-- WORK REQUIRED --
Quote the entries below from the line with "Generate a LaTeX" through the line with "(s5) at (214.5,424)", both ends included, and only those lines.

-- PROVIDED MATERIAL --
·····

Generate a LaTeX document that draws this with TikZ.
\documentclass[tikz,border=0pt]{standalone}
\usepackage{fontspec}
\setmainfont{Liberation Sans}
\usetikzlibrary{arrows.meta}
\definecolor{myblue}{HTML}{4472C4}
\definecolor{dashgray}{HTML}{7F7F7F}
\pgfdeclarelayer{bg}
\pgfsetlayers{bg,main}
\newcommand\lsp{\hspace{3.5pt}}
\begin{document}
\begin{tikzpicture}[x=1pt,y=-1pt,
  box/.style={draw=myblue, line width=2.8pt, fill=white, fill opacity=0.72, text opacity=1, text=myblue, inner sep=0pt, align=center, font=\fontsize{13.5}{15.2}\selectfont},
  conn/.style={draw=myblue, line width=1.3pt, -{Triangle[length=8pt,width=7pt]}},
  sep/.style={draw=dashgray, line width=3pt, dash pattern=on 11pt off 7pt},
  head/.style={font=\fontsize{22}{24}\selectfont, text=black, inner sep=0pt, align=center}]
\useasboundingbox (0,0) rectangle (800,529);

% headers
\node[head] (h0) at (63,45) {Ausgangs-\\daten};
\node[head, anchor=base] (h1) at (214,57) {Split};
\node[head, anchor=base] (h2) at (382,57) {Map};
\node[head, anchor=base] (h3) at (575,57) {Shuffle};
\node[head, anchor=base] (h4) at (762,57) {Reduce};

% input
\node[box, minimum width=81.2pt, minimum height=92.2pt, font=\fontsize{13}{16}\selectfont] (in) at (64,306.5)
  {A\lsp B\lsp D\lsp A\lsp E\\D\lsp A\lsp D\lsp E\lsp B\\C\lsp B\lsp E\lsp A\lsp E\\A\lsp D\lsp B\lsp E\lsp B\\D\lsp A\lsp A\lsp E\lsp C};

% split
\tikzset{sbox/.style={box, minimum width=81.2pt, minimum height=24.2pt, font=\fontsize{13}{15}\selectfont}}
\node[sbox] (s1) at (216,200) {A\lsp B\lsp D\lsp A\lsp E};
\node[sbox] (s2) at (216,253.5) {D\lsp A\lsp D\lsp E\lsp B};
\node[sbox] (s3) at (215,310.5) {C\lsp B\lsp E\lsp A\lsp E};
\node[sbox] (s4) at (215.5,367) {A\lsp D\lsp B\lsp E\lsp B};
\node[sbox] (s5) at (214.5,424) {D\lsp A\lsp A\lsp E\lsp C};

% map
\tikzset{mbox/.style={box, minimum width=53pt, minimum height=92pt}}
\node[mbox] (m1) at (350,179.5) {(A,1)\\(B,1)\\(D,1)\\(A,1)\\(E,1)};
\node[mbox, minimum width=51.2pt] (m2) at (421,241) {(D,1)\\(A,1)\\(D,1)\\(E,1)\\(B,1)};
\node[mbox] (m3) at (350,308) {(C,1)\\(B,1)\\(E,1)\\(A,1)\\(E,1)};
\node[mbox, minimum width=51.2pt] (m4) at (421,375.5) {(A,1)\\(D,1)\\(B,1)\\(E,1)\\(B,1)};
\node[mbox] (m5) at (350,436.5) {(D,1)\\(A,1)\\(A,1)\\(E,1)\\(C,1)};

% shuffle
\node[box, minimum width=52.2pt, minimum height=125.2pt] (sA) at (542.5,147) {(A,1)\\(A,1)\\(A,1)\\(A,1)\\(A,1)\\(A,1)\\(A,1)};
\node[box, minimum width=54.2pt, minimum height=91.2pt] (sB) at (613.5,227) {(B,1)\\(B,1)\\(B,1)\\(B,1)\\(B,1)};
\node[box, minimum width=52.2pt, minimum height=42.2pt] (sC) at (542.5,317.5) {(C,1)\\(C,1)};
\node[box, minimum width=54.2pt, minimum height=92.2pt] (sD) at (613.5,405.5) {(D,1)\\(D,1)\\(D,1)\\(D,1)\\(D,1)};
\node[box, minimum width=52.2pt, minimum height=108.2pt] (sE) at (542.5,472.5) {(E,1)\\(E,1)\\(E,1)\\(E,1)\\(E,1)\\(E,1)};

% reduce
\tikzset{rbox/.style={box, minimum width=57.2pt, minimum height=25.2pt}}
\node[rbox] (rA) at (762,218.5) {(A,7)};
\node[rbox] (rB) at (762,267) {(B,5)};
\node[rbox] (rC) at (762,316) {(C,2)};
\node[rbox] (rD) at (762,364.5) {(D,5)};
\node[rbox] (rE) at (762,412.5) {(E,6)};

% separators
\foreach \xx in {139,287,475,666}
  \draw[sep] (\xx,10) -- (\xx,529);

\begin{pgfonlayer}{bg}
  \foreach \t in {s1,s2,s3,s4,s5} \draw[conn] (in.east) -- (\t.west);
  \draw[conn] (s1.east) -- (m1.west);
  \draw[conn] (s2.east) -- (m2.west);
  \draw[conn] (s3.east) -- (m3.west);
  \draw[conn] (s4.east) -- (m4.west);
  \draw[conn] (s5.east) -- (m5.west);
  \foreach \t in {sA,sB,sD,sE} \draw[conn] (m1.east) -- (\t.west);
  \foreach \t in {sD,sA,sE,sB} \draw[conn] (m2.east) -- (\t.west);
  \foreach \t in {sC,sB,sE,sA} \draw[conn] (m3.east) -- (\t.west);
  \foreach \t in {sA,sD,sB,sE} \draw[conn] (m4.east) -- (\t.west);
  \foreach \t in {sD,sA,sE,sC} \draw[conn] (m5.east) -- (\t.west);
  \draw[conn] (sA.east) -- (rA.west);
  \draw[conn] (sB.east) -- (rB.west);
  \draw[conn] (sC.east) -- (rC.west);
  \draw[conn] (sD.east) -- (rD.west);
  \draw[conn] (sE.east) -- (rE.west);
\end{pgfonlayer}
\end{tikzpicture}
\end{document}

·····

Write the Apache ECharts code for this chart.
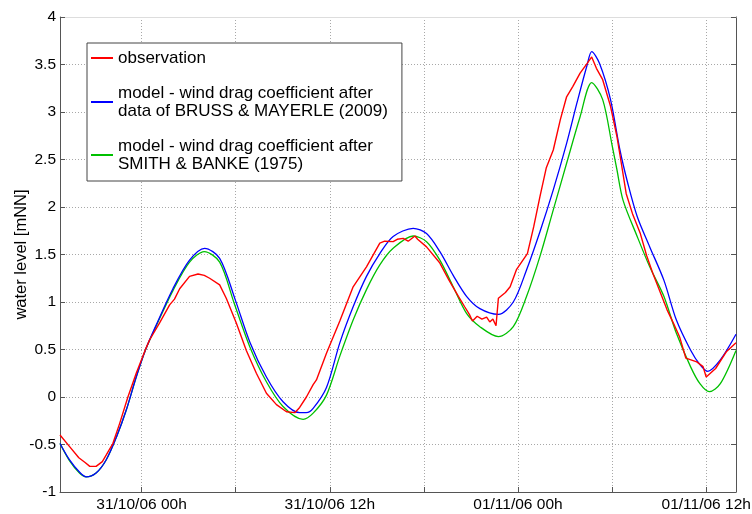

·····

-- CORRECT RESULT --
Generate a LaTeX document that draws this with TikZ.
\documentclass[tikz,border=0pt]{standalone}
\usepackage{fontspec}
\setmainfont{Liberation Sans}
\usetikzlibrary{arrows.meta}
\definecolor{myblue}{HTML}{4472C4}
\definecolor{dashgray}{HTML}{7F7F7F}
\pgfdeclarelayer{bg}
\pgfsetlayers{bg,main}
\newcommand\lsp{\hspace{3.5pt}}
\begin{document}
\begin{tikzpicture}[x=1pt,y=-1pt,
  box/.style={draw=myblue, line width=2.8pt, fill=white, fill opacity=0.72, text opacity=1, text=myblue, inner sep=0pt, align=center, font=\fontsize{13.5}{15.2}\selectfont},
  conn/.style={draw=myblue, line width=1.3pt, -{Triangle[length=8pt,width=7pt]}},
  sep/.style={draw=dashgray, line width=3pt, dash pattern=on 11pt off 7pt},
  head/.style={font=\fontsize{22}{24}\selectfont, text=black, inner sep=0pt, align=center}]
\useasboundingbox (0,0) rectangle (800,529);

% headers
\node[head] (h0) at (63,45) {Ausgangs-\\daten};
\node[head, anchor=base] (h1) at (214,57) {Split};
\node[head, anchor=base] (h2) at (382,57) {Map};
\node[head, anchor=base] (h3) at (575,57) {Shuffle};
\node[head, anchor=base] (h4) at (762,57) {Reduce};

% input
\node[box, minimum width=81.2pt, minimum height=92.2pt, font=\fontsize{13}{16}\selectfont] (in) at (64,306.5)
  {A\lsp B\lsp D\lsp A\lsp E\\D\lsp A\lsp D\lsp E\lsp B\\C\lsp B\lsp E\lsp A\lsp E\\A\lsp D\lsp B\lsp E\lsp B\\D\lsp A\lsp A\lsp E\lsp C};

% split
\tikzset{sbox/.style={box, minimum width=81.2pt, minimum height=24.2pt, font=\fontsize{13}{15}\selectfont}}
\node[sbox] (s1) at (216,200) {A\lsp B\lsp D\lsp A\lsp E};
\node[sbox] (s2) at (216,253.5) {D\lsp A\lsp D\lsp E\lsp B};
\node[sbox] (s3) at (215,310.5) {C\lsp B\lsp E\lsp A\lsp E};
\node[sbox] (s4) at (215.5,367) {A\lsp D\lsp B\lsp E\lsp B};
\node[sbox] (s5) at (214.5,424) {D\lsp A\lsp A\lsp E\lsp C};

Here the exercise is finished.